> [Given task]
Extract exactly those lines that lie between the start of the material and the line with "import seaborn as sns", including both boundary lines and no others.

>> START Available data

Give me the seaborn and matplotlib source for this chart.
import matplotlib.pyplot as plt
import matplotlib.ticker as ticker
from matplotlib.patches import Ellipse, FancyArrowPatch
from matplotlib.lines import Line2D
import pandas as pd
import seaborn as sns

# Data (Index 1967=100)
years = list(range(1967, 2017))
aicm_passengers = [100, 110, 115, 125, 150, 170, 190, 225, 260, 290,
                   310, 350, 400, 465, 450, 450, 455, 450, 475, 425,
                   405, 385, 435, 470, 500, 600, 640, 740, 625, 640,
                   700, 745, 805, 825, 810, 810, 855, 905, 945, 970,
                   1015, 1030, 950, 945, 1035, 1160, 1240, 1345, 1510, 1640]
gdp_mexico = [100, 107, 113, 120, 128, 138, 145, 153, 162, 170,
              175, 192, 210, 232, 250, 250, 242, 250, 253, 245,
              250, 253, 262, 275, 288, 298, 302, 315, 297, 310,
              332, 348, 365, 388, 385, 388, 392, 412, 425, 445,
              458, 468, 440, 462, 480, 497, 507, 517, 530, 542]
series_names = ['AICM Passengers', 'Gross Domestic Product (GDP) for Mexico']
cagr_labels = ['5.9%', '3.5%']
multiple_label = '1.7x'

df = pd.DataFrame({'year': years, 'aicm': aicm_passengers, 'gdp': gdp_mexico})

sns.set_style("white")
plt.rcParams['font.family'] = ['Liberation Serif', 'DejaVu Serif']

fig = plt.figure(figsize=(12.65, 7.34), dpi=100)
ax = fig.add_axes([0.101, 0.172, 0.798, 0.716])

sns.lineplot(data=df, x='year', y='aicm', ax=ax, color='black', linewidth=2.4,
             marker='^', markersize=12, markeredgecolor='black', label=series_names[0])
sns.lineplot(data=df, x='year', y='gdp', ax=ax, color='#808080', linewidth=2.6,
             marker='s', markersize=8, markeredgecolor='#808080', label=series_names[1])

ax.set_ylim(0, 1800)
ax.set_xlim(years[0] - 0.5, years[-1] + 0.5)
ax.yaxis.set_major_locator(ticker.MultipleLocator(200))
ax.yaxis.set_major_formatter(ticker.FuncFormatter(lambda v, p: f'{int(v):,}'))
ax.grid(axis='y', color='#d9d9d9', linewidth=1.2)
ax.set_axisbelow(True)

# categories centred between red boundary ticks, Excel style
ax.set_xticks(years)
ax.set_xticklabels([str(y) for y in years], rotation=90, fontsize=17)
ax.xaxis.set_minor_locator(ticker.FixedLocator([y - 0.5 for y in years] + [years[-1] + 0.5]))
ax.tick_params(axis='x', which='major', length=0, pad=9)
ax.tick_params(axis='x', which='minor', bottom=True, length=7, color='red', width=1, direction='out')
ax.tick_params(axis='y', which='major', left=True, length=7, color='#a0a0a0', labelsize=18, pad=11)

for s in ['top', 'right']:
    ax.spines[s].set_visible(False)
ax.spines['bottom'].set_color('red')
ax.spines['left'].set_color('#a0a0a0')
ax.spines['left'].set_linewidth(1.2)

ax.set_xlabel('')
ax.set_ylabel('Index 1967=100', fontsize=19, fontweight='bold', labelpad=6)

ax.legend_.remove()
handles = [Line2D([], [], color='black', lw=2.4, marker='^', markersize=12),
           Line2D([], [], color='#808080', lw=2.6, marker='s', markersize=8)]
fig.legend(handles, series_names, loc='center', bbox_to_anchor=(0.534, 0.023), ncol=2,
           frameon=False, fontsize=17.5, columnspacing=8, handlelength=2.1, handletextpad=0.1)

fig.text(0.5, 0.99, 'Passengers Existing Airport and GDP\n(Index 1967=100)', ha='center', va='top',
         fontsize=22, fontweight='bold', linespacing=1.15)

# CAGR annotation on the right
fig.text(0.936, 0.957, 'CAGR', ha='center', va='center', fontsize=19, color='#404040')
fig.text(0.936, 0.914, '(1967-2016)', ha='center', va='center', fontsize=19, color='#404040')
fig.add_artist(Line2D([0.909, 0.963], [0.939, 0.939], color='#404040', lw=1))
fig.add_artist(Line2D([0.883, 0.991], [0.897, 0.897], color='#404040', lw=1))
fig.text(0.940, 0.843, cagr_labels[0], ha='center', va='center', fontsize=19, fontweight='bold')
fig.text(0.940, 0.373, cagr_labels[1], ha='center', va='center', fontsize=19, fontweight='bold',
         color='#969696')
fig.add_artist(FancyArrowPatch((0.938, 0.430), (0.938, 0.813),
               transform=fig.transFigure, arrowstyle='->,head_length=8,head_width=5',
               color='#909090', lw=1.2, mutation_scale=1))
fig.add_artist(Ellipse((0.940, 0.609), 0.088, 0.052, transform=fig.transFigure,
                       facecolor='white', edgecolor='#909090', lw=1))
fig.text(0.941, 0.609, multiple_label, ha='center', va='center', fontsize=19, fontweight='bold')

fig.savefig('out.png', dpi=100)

>> END Available data

> [Task result]
Give me the seaborn and matplotlib source for this chart.
import matplotlib.pyplot as plt
import matplotlib.ticker as ticker
from matplotlib.patches import Ellipse, FancyArrowPatch
from matplotlib.lines import Line2D
import pandas as pd
import seaborn as sns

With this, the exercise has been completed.